**What the task asks**
Take every line from the listing below that includes "matplotlib" and copy it.

**Data provided**
----------------
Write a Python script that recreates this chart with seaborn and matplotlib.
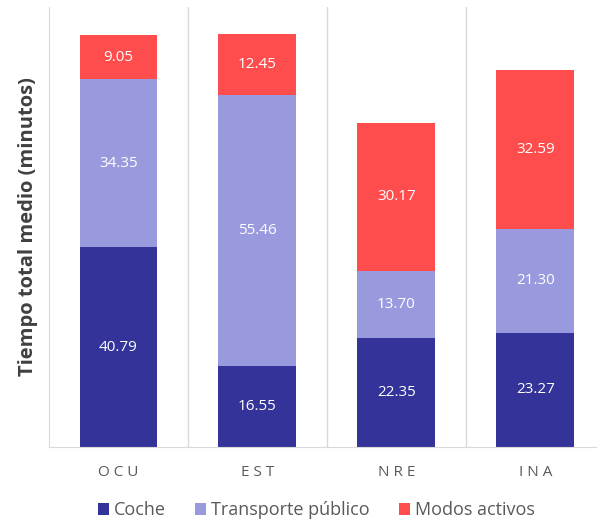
import seaborn as sns
import pandas as pd
import matplotlib.pyplot as plt

# data
grupos = ["OCU", "EST", "NRE", "INA"]
coche = [40.79, 16.55, 22.35, 23.27]
transporte = [34.35, 55.46, 13.70, 21.30]
activos = [9.05, 12.45, 30.17, 32.59]

colors = {"Coche": "#333399", "Transporte público": "#9999dd", "Modos activos": "#ff4d4d"}

sns.set_style("white")
plt.rcParams['font.family'] = ['Open Sans', 'DejaVu Sans']

df = pd.DataFrame({"grupo": grupos, "Coche": coche,
                   "Transporte público": transporte, "Modos activos": activos})
df["nivel2"] = df["Coche"] + df["Transporte público"]
df["nivel3"] = df["nivel2"] + df["Modos activos"]

fig = plt.figure(figsize=(5.97, 5.25), dpi=100)
ax = fig.add_axes([0.082, 0.149, 0.931, 0.838])

# stacked bars drawn as cumulative overlays
for col, lab in [("nivel3", "Modos activos"), ("nivel2", "Transporte público"),
                 ("Coche", "Coche")]:
    sns.barplot(data=df, x="grupo", y=col, color=colors[lab], width=0.56,
                saturation=1, linewidth=0, ax=ax, label=lab)

# segment labels
for i, row in df.iterrows():
    for lo, hi, v in [(0, row["Coche"], row["Coche"]),
                      (row["Coche"], row["nivel2"], row["Transporte público"]),
                      (row["nivel2"], row["nivel3"], row["Modos activos"])]:
        ax.text(i, (lo + hi) / 2, f"{v:.2f}", ha="center", va="center",
                color="white", fontsize=11)

# separators
for x in [0.5, 1.5, 2.5, 3.5]:
    ax.axvline(x, color="#d9d9d9", lw=1, zorder=0)

ax.set_xlim(-0.5, 3.5)
ax.set_ylim(0, 90)
ax.set_yticks([])
ax.set_xticks(range(4))
ax.set_xticklabels([" ".join(g) for g in grupos], color="#595959", fontsize=11)
ax.tick_params(axis="x", length=0, pad=13)
ax.set_xlabel("")
ax.set_ylabel("Tiempo total medio (minutos)", fontsize=14.5, fontweight="bold",
              color="#404040", labelpad=8)
for s in ["top", "right"]:
    ax.spines[s].set_visible(False)
for s in ["left", "bottom"]:
    ax.spines[s].set_color("#d9d9d9")

handles, labels = ax.get_legend_handles_labels()
if ax.get_legend() is not None:
    ax.get_legend().remove()
order = [labels.index(l) for l in ["Coche", "Transporte público", "Modos activos"]]
fig.legend([handles[k] for k in order], [labels[k] for k in order],
           loc="center", bbox_to_anchor=(0.53, 0.028),
           ncol=3, frameon=False, fontsize=13, handlelength=0.6, handleheight=0.6,
           handletextpad=0.3, columnspacing=1.6, labelcolor="#595959")

plt.savefig("out.png", dpi=100)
----------------
**Exercise output**
Write a Python script that recreates this chart with seaborn and matplotlib.
import matplotlib.pyplot as plt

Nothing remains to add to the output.